Excerpts from the manuscript “Wild Bill Crump”, written by S.E Crump and (c) J.W.CRUMP & S.E.CRUMP.
The day’s target under Field order 1595A was the oil refineries\ of Lutzkendorf, near Halle. The Group were directed to provide support to 1st Division 2nd task force B-17`s. After take off at 09 20 the squadron made R/V with the 381st, 384thth Bomb Groups at 10:12 twenty five miles east of Egmond. The 356th would be split into two groups, with the 359th Squadron and the Red and White flights of the 361st under Major Strait forming group `A`. They would act as the sweeping force, while the remaining flights of the 361st and the 360th squadron would furnish close support to the bombers.
This method of operating with the 356th split into two groups, would from the beginning of February until the end of the war often be adopted.
The sweeping force following the general line Dummer Lake, Hanover, Halberstadt, Erfurt, Hamm. Soon after they had located the bombers, group `A` received a report of enemy jets but saw nothing. Later at 10:30 over the Dummer lake area three unidentified aircraft drawing heavy contrails were sighted. These may have been the reported jets, but they were too far away to engage or identify. Later when `A` group was in an area south west of ?alls four unidentified aircraft were seen heading out on the deck and an attempt was made to investigate. However they disappeared below the cloud layer and were not seen again. The weather had been so poor the previous two days, no missions could be flown. At the beginning of the month the weathermen had predicted two weeks of poor weather, but on the 6th they had changed their minds. However they got it wrong and the bombers were unable to hit their primary target, having instead to divert to their secondary targets in the Gottingen-Mulhausen-Nordhausen areas. The bomber’s formation had been very poor, too extended for proper escorting. At 12:10 Nuthouse told the group to head out, the weather was deteriorating even further and the weather was closing in back at base. The bombers were left in the vicinity of Kassel at 24,000 ft. The Group experienced moderate to intense amounts of heavy flak over Ijmuiden, Hanover, Munster, Quakenbruck and Tiel all of which was accurate, with three of the Groups aircraft sustaining damage, one of which was PI-Y the aircraft of Lieutenant Paquet, Bill’s wingman, which sustained a direct hit in the vertical stabiliser. Time down was 14:40 with the 360th squadron encountering no enemy aircraft. The mechanical problems with Bill’s PI-W meant that once again he had had to fly PI-C. and 398
|Capt Yannell||Capt Romine|
|Lt Corner||Lt Jones|
|Lt Burwell||Lt Urban|
|Lt Rensch||Lt Pidwell|
|Lt Crump||Lt Carlson|
|Lt Paquet||Lt Gatlin|
|Lt Ceraolo||Lt Gleason|
|Lt Hedrick||Lt Poppell|
Capt Ellingson Lt Dunn#
The poor weather encountered on the day had meant that virtually all the bombers dispatched had had to bomb secondary targets or targets of opportunity rather than their primary targets.

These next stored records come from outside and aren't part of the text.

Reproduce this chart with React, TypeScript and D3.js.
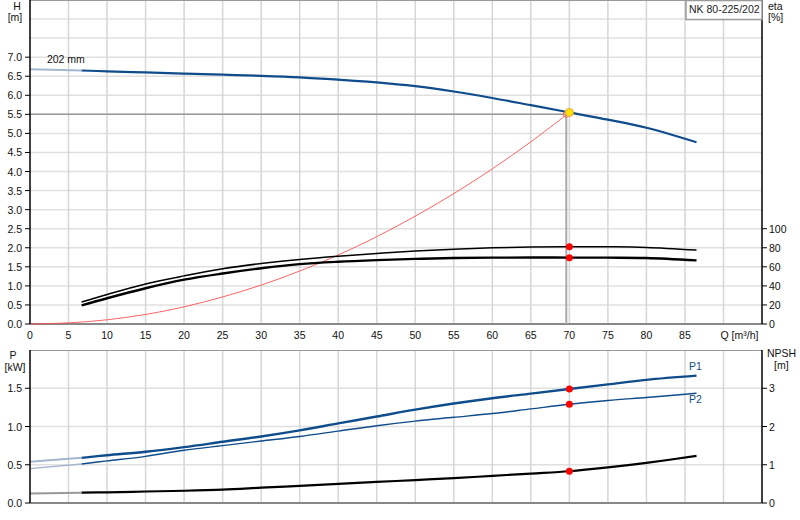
import * as d3 from 'd3'

// flow points (m³/h) shared by all curves
const flow = [0, 6.7, 10, 15, 20, 25, 30, 35, 40, 45, 50, 55, 60, 65, 70, 75, 80, 86.5]
const head = [6.68, 6.65, 6.63, 6.6, 6.57, 6.54, 6.51, 6.47, 6.41, 6.34, 6.24, 6.1, 5.93, 5.74, 5.55, 5.36, 5.15, 4.77]
const etaUpper = [NaN, 23, 31, 42, 50.5, 58, 63.5, 67.8, 71.2, 74, 76.5, 78.5, 80, 80.8, 81, 81, 80.4, 77.6]
const etaLower = [NaN, 19.5, 27, 37.5, 46.5, 53, 58.5, 62.8, 65.3, 67, 68.3, 69.2, 69.6, 69.8, 69.7, 69.6, 69.3, 66.8]
const powerP1 = [0.54, 0.59, 0.625, 0.67, 0.73, 0.8, 0.87, 0.95, 1.04, 1.13, 1.22, 1.3, 1.37, 1.43, 1.49, 1.55, 1.61, 1.665]
const powerP2 = [0.45, 0.51, 0.55, 0.61, 0.69, 0.75, 0.81, 0.87, 0.94, 1.01, 1.07, 1.12, 1.17, 1.23, 1.29, 1.34, 1.38, 1.434]
const npsh = [0.25, 0.27, 0.28, 0.3, 0.32, 0.35, 0.4, 0.45, 0.5, 0.55, 0.6, 0.65, 0.71, 0.77, 0.83, 0.93, 1.05, 1.23]

// system curve
const sysFlow = [0, 5, 10, 15, 20, 25, 30, 35, 40, 45, 50, 55, 60, 65, 69.7]
const sysHead = [0, 0.03, 0.11, 0.25, 0.45, 0.71, 1.02, 1.39, 1.81, 2.29, 2.83, 3.42, 4.07, 4.78, 5.5]

// duty / operating point
const duty = { q: 69.6, h: 5.5 }
const op = { q: 70, h: 5.55, etaU: 81, etaL: 69.5, p1: 1.49, p2: 1.29, npsh: 0.83 }

const qTicks = [0, 5, 10, 15, 20, 25, 30, 35, 40, 45, 50, 55, 60, 65, 70, 75, 80, 85]
const hTicks = [0, 0.5, 1, 1.5, 2, 2.5, 3, 3.5, 4, 4.5, 5, 5.5, 6, 6.5, 7]
const etaTicks = [0, 20, 40, 60, 80, 100]
const pTicks = [0, 0.5, 1, 1.5]
const npshTicks = [0, 1, 2, 3]

const BLUE = '#0f4c8c'
const LIGHTBLUE = '#a4b6cf'
const GRID = '#d6d6d6'
const FONT = '"Liberation Sans", Arial, sans-serif'

type Pt = [number, number]

export default function App() {
  const left = 30
  const right = 762
  const top1 = 0
  const bottom1 = 324
  const top2 = 350
  const bottom2 = 503

  const x = d3.scaleLinear([0, 95], [left, right])
  const yH = d3.scaleLinear([0, 8.5], [bottom1, top1])
  const yEta = d3.scaleLinear([0, 100], [bottom1, yH(2.5)])
  const yP = d3.scaleLinear([0, 2], [bottom2, top2])
  const yN = d3.scaleLinear([0, 4], [bottom2, top2])

  const pts = (ys: number[], yScale: d3.ScaleLinear<number, number>): Pt[] =>
    flow.map((q, i) => [x(q), yScale(ys[i])] as Pt).filter((p) => !isNaN(p[1]))

  const line = d3.line<Pt>().curve(d3.curveCatmullRom.alpha(0.5))
  const split = (p: Pt[]) => [p.slice(0, 2), p.slice(1)]

  const [hA, hB] = split(pts(head, yH))
  const [p1A, p1B] = split(pts(powerP1, yP))
  const [p2A, p2B] = split(pts(powerP2, yP))
  const [nA, nB] = split(pts(npsh, yN))
  const sys = sysFlow.map((q, i) => [x(q), yH(sysHead[i])] as Pt)

  const vGrid = d3.range(5, 95, 5)
  const hGrid1 = d3.range(0.5, 8.5, 0.5)
  const hGrid2 = [0.5, 1, 1.5]

  const txt = { fontFamily: FONT, fontSize: 10.5, fill: '#111' }

  return (
    <svg
      width={800}
      height={520}
      style={{ position: 'absolute', left: 0, top: 0, background: '#fff' }}
    >
      {/* ---------- top panel ---------- */}
      {hGrid1.map((v) => (
        <line key={'h' + v} x1={left} x2={right} y1={yH(v)} y2={yH(v)} stroke="#e0e0e0" strokeWidth={1.5} />
      ))}
      {vGrid.map((v) => (
        <line key={'v' + v} x1={x(v)} x2={x(v)} y1={top1} y2={bottom1} stroke={GRID} strokeWidth={1.5} />
      ))}
      <line x1={left} x2={right} y1={0.5} y2={0.5} stroke="#999" />
      <line x1={left} x2={right} y1={bottom1} y2={bottom1} stroke="#888" strokeWidth={2} />

      {/* duty lines */}
      <line x1={left} x2={x(duty.q)} y1={yH(duty.h)} y2={yH(duty.h)} stroke="#999" strokeWidth={1.5} />
      <line x1={x(duty.q)} x2={x(duty.q)} y1={yH(duty.h)} y2={bottom1} stroke="#aaa" strokeWidth={2} />

      <path d={line(sys) ?? ''} fill="none" stroke="#ff4a4a" strokeOpacity={0.85} strokeWidth={1} />
      <path d={line(hA) ?? ''} fill="none" stroke={LIGHTBLUE} strokeWidth={2} />
      <path d={line(hB) ?? ''} fill="none" stroke={BLUE} strokeWidth={2.2} />
      <path d={line(pts(etaUpper, yEta)) ?? ''} fill="none" stroke="#000" strokeWidth={1.5} />
      <path d={line(pts(etaLower, yEta)) ?? ''} fill="none" stroke="#000" strokeWidth={2.4} />

      <circle cx={x(duty.q)} cy={yH(duty.h)} r={3} fill="none" stroke="#ff6060" strokeWidth={1} />
      <circle cx={x(op.q)} cy={yH(op.h)} r={4} fill="#ffe400" stroke="#f2a040" strokeWidth={1} />
      <circle cx={x(op.q)} cy={yEta(op.etaU)} r={3.5} fill="#ff0000" />
      <circle cx={x(op.q)} cy={yEta(op.etaL)} r={3.5} fill="#ff0000" />

      <line x1={left} x2={left} y1={top1} y2={bottom1} stroke="#000" strokeWidth={1.5} />
      <line x1={right} x2={right} y1={top1} y2={bottom1} stroke="#000" strokeWidth={1.5} />

      {hTicks.map((v) => (
        <g key={'ht' + v}>
          <line x1={left - 5} x2={left} y1={yH(v)} y2={yH(v)} stroke="#000" />
          <text {...txt} x={left - 8} y={yH(v) + 4} textAnchor="end">
            {v.toFixed(1)}
          </text>
        </g>
      ))}
      {etaTicks.map((v) => (
        <g key={'et' + v}>
          <line x1={right} x2={right + 5} y1={yEta(v)} y2={yEta(v)} stroke="#000" />
          <text {...txt} x={right + 7} y={yEta(v) + 4}>
            {v}
          </text>
        </g>
      ))}
      {qTicks.map((v) => (
        <text key={'qt' + v} {...txt} x={x(v)} y={bottom1 + 15} textAnchor="middle">
          {v}
        </text>
      ))}
      <text {...txt} x={x(90) - 3} y={bottom1 + 15}>
        Q [m³/h]
      </text>

      <text {...txt} x={17} y={10} textAnchor="middle">H</text>
      <text {...txt} x={15} y={21} textAnchor="middle">[m]</text>
      <text {...txt} x={768} y={10}>eta</text>
      <text {...txt} x={768} y={21}>[%]</text>
      <text {...txt} x={x(2.2)} y={yH(6.68) - 6}>202 mm</text>

      <rect x={686} y={0.5} width={right - 686} height={19} fill="#fff" stroke="#999" strokeWidth={1.5} />
      <text {...txt} x={689} y={13} fill="#222">NK 80-225/202</text>

      {/* ---------- bottom panel ---------- */}
      {hGrid2.map((v) => (
        <line key={'h2' + v} x1={left} x2={right} y1={yP(v)} y2={yP(v)} stroke="#e0e0e0" strokeWidth={1.5} />
      ))}
      {vGrid.map((v) => (
        <line key={'v2' + v} x1={x(v)} x2={x(v)} y1={top2} y2={bottom2} stroke={GRID} strokeWidth={1.5} />
      ))}
      <line x1={left} x2={right} y1={top2 + 0.5} y2={top2 + 0.5} stroke="#999" />
      <line x1={left} x2={right} y1={bottom2} y2={bottom2} stroke="#888" strokeWidth={2} />

      <path d={line(p1A) ?? ''} fill="none" stroke={LIGHTBLUE} strokeWidth={2} />
      <path d={line(p1B) ?? ''} fill="none" stroke={BLUE} strokeWidth={2.4} />
      <path d={line(p2A) ?? ''} fill="none" stroke={LIGHTBLUE} strokeWidth={1.4} />
      <path d={line(p2B) ?? ''} fill="none" stroke={BLUE} strokeWidth={1.4} />
      <path d={line(nA) ?? ''} fill="none" stroke="#999" strokeWidth={2} />
      <path d={line(nB) ?? ''} fill="none" stroke="#000" strokeWidth={2.2} />

      <circle cx={x(op.q)} cy={yP(op.p1)} r={3.5} fill="#ff0000" />
      <circle cx={x(op.q)} cy={yP(op.p2)} r={3.5} fill="#ff0000" />
      <circle cx={x(op.q)} cy={yN(op.npsh)} r={3.5} fill="#ff0000" />

      <text {...txt} x={689} y={370} fill={BLUE}>P1</text>
      <text {...txt} x={689} y={403} fill={BLUE}>P2</text>

      <line x1={left} x2={left} y1={top2} y2={bottom2} stroke="#000" strokeWidth={1.5} />
      <line x1={right} x2={right} y1={top2} y2={bottom2} stroke="#000" strokeWidth={1.5} />

      {pTicks.map((v) => (
        <g key={'pt' + v}>
          <line x1={left - 5} x2={left} y1={yP(v)} y2={yP(v)} stroke="#000" />
          <text {...txt} x={left - 8} y={yP(v) + 4} textAnchor="end">
            {v.toFixed(1)}
          </text>
        </g>
      ))}
      {npshTicks.map((v) => (
        <g key={'nt' + v}>
          <line x1={right} x2={right + 5} y1={yN(v)} y2={yN(v)} stroke="#000" />
          <text {...txt} x={right + 7} y={yN(v) + 4}>
            {v}
          </text>
        </g>
      ))}

      <text {...txt} x={13} y={359} textAnchor="middle">P</text>
      <text {...txt} x={15} y={371} textAnchor="middle">[kW]</text>
      <text {...txt} x={767} y={357}>NPSH</text>
      <text {...txt} x={774} y={369}>[m]</text>
    </svg>
  )
}
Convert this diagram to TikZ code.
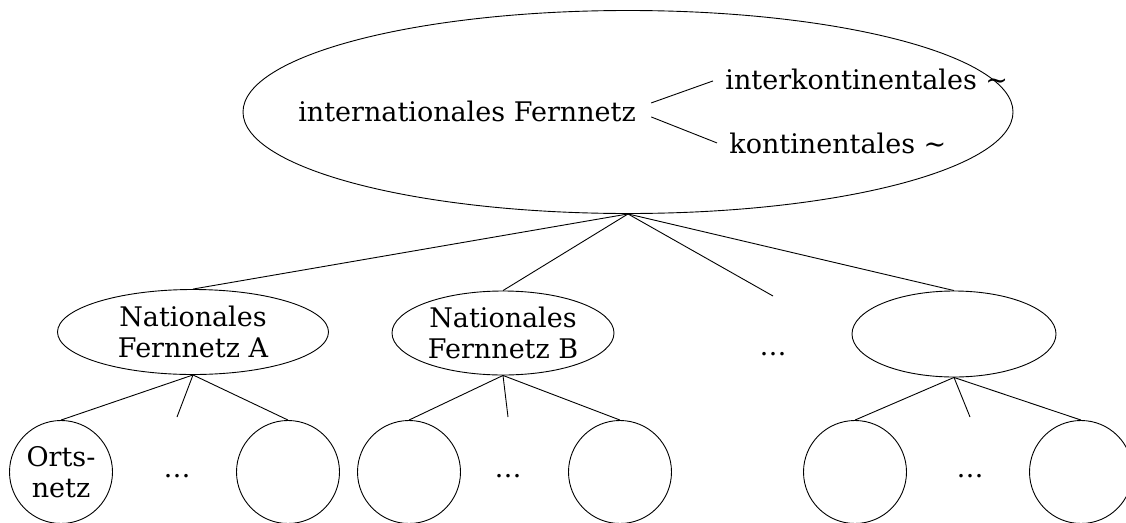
\documentclass[tikz,border=0pt]{standalone}
\usepackage{fontspec}
\setmainfont{DejaVu Serif}
\usetikzlibrary{shapes.geometric}

\begin{document}
\begin{tikzpicture}[x=1pt, y=-1pt, line width=0.9pt,
    every node/.style={font=\fontsize{27}{31}\selectfont, inner sep=0pt},
    netz/.style={ellipse, draw, align=center},
    ort/.style={circle, draw, minimum size=103pt, align=center}]
  \useasboundingbox (0,0) rectangle (1126,522);
  % international level
  \node[netz, minimum width=770pt, minimum height=203pt] (inet) at (628,112) {};
  \node[anchor=base] (intl) at (467,121) {internationales Fernnetz};
  \node[anchor=base west] (intk) at (725,89) {interkontinentales \textasciitilde};
  \node[anchor=base west] (kont) at (729,153) {kontinentales \textasciitilde};
  \draw ([shift={(15,-8)}]intl.east) -- ([shift={(-12,2)}]intk.west);
  \draw ([shift={(15,6)}]intl.east) -- ([shift={(-12,0)}]kont.west);
  % national level
  \node[netz, minimum width=271pt, minimum height=85pt] (natA) at (193,332) {Nationales\\Fernnetz A};
  \node[netz, minimum width=222pt, minimum height=84pt] (natB) at (503,333) {Nationales\\Fernnetz B};
  \node[netz, minimum width=204pt, minimum height=86pt] (natX) at (954,334) {};
  \node[anchor=base] (dotsN) at (773,355) {\ldots};
  \coordinate (fN) at (773,296);
  \foreach \c in {natA, natB, natX}
    \draw (inet.south) -- (\c.north);
  \draw (inet.south) -- (fN);
  % local level
  \node[ort] (a1) at (61,472) {Orts-\\netz};
  \foreach \n/\x in {a2/288, b1/409, b2/620, x1/855, x2/1081}
    \node[ort] (\n) at (\x,472) {};
  \foreach \p/\x in {natA/177, natB/508, natX/970} {
    \node[anchor=base] (dots\p) at (\x,477) {\ldots};
    \coordinate (f\p) at (\x,417);
  }
  \draw (natA.south) -- (a1.north);
  \draw (natA.south) -- (fnatA);
  \draw (natA.south) -- (a2.north);
  \draw (natB.south) -- (b1.north);
  \draw (natB.south) -- (fnatB);
  \draw (natB.south) -- (b2.north);
  \draw (natX.south) -- (x1.north);
  \draw (natX.south) -- (fnatX);
  \draw (natX.south) -- (x2.north);
\end{tikzpicture}
\end{document}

The bombing force sustained 22 aircraft written off as category `E` as a result of battle damage and in particular forced landings and crashes. The following day the 8th Air force would once again put up a bombing force, only once more to run in to deteriorating weather conditions, the three hundred B-17`s dispatched to bomb German targets being recalled over the North Sea. Though one aircraft separated from its formation, failed to receive the recall message. Proceeding on its own, it unloaded its three ton of bombs on Essen before returning untroubled by the enemy to its base.
Though the Group did not fly operationally on the 7th, this did not mean that the aircraft of the 360th escaped any damage. PI-K 44-11334 `Lois` the assigned aircraft of Capt William Thomas was being towed by a Cletrac driven by M/Sgt Kahl with S/Sgt Gonsalves in the cockpit when they saw a P-51 essing towards them. Sergeant Kahl began to pull PI-K off the runway, but Captain Schlack (361st Squadron) the pilot of the essing P-51 misjudged matters and struck the wing of PI-K with his, before applying his brakes and nosing over.